╔══

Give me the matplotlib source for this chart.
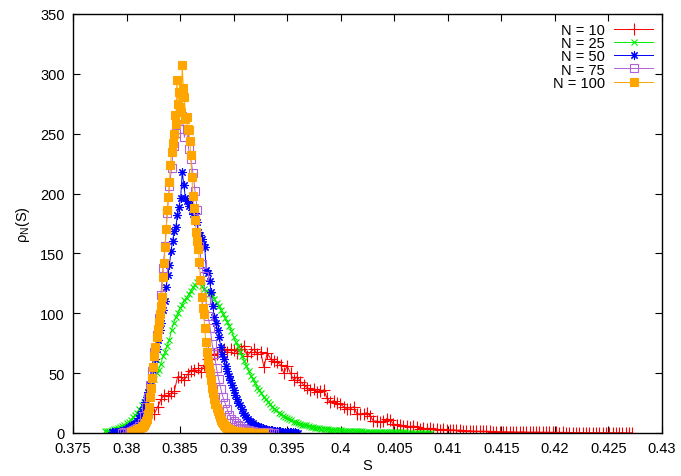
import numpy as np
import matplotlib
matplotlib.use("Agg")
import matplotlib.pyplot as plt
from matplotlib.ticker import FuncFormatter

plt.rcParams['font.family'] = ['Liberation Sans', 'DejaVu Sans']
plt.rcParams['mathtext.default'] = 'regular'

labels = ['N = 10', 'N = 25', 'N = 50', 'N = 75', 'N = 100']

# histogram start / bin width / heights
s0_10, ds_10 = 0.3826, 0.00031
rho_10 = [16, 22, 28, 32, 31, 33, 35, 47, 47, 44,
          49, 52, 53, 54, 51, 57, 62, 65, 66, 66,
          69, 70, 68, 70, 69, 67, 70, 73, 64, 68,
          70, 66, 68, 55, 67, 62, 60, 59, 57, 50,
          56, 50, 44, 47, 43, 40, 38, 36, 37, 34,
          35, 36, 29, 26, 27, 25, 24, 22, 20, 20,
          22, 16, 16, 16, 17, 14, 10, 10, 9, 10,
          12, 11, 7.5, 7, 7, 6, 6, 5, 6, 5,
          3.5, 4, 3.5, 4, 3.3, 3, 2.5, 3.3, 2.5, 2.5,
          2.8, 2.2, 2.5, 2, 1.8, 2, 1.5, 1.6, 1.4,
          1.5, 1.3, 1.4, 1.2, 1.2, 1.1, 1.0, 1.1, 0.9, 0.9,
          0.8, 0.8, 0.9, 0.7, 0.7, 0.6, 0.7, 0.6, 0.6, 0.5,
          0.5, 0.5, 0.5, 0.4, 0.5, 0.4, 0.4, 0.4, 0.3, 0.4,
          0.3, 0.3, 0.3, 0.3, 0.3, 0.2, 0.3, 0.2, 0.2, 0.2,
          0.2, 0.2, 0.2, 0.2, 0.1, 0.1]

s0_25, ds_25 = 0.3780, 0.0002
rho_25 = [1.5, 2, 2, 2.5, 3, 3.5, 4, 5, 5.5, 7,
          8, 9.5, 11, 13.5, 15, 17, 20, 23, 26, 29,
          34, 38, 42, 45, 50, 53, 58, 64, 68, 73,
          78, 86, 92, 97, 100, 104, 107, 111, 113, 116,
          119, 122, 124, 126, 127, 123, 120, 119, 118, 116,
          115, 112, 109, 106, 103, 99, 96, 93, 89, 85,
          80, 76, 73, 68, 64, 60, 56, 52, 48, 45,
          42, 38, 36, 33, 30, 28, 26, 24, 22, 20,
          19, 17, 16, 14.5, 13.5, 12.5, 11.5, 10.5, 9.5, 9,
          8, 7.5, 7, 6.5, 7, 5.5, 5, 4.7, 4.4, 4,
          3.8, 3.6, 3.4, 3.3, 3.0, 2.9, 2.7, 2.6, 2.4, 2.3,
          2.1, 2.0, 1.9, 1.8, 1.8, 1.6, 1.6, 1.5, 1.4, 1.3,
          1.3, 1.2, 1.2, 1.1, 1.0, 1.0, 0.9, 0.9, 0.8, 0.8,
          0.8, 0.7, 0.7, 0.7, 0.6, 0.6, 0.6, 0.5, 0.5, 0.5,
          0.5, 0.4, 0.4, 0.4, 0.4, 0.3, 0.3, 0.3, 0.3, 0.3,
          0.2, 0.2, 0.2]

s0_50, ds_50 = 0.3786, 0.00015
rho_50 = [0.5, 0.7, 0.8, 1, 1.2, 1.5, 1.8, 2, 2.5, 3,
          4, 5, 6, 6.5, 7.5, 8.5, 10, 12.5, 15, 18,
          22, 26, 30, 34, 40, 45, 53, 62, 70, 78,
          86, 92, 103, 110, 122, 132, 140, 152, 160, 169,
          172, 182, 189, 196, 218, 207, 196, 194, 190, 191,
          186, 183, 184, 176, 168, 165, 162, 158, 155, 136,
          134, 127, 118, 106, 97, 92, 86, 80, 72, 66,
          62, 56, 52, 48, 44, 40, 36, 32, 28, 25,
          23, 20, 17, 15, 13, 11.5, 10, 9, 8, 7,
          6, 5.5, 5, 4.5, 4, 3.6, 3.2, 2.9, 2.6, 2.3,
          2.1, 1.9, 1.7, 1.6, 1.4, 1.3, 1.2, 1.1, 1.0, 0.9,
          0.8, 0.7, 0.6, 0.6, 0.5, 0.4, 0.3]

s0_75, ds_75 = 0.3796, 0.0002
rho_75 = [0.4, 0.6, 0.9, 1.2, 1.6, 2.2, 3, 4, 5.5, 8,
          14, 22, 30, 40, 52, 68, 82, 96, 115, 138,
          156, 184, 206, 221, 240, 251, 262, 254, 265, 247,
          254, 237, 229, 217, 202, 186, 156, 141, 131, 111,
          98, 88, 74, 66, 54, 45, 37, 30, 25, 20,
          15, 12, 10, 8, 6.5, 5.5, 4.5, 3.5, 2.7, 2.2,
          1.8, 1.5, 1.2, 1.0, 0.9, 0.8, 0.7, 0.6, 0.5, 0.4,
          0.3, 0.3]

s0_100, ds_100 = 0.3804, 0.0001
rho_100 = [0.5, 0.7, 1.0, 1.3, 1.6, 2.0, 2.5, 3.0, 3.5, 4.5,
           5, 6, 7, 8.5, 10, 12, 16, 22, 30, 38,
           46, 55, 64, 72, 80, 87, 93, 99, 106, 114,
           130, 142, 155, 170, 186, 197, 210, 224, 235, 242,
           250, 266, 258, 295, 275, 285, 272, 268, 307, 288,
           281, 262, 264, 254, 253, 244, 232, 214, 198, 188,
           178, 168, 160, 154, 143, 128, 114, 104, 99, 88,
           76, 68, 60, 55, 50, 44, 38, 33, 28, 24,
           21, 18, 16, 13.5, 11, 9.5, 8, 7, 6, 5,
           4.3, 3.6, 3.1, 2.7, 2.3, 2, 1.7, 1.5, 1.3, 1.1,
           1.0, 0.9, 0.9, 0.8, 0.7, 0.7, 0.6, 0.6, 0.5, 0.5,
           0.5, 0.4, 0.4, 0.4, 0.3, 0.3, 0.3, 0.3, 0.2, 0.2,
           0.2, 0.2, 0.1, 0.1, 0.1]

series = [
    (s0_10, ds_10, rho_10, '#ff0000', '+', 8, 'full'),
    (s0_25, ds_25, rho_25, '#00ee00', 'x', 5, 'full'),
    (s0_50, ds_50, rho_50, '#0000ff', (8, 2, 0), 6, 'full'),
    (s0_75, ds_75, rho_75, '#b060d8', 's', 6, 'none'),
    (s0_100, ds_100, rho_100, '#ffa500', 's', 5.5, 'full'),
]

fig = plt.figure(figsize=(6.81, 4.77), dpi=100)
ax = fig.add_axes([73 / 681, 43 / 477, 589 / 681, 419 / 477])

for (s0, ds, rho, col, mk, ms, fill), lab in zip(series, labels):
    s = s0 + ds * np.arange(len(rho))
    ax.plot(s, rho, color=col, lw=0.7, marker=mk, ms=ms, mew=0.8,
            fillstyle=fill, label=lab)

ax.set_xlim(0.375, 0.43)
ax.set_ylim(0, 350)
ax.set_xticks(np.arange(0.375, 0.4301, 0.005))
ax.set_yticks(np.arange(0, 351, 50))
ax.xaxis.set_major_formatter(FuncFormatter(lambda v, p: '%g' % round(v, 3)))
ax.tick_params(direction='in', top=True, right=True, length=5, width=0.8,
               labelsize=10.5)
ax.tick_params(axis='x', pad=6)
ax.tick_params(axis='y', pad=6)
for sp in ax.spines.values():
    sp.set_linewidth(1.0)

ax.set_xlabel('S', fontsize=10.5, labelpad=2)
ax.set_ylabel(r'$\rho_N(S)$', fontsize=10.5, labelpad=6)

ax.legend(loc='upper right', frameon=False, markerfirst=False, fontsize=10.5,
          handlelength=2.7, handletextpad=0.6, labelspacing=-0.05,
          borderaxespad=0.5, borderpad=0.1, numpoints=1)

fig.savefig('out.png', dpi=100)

╚══

> [Your objective]: Your task is to restate word for word the lines from the top of the data to the line containing "0.2, 0.2, 0.2, 0.2, 0.1, 0.1]", both ends included, with every picture left out.

> [Solved problem]:
Give me the matplotlib source for this chart.
import numpy as np
import matplotlib
matplotlib.use("Agg")
import matplotlib.pyplot as plt
from matplotlib.ticker import FuncFormatter

plt.rcParams['font.family'] = ['Liberation Sans', 'DejaVu Sans']
plt.rcParams['mathtext.default'] = 'regular'

labels = ['N = 10', 'N = 25', 'N = 50', 'N = 75', 'N = 100']

# histogram start / bin width / heights
s0_10, ds_10 = 0.3826, 0.00031
rho_10 = [16, 22, 28, 32, 31, 33, 35, 47, 47, 44,
          49, 52, 53, 54, 51, 57, 62, 65, 66, 66,
          69, 70, 68, 70, 69, 67, 70, 73, 64, 68,
          70, 66, 68, 55, 67, 62, 60, 59, 57, 50,
          56, 50, 44, 47, 43, 40, 38, 36, 37, 34,
          35, 36, 29, 26, 27, 25, 24, 22, 20, 20,
          22, 16, 16, 16, 17, 14, 10, 10, 9, 10,
          12, 11, 7.5, 7, 7, 6, 6, 5, 6, 5,
          3.5, 4, 3.5, 4, 3.3, 3, 2.5, 3.3, 2.5, 2.5,
          2.8, 2.2, 2.5, 2, 1.8, 2, 1.5, 1.6, 1.4,
          1.5, 1.3, 1.4, 1.2, 1.2, 1.1, 1.0, 1.1, 0.9, 0.9,
          0.8, 0.8, 0.9, 0.7, 0.7, 0.6, 0.7, 0.6, 0.6, 0.5,
          0.5, 0.5, 0.5, 0.4, 0.5, 0.4, 0.4, 0.4, 0.3, 0.4,
          0.3, 0.3, 0.3, 0.3, 0.3, 0.2, 0.3, 0.2, 0.2, 0.2,
          0.2, 0.2, 0.2, 0.2, 0.1, 0.1]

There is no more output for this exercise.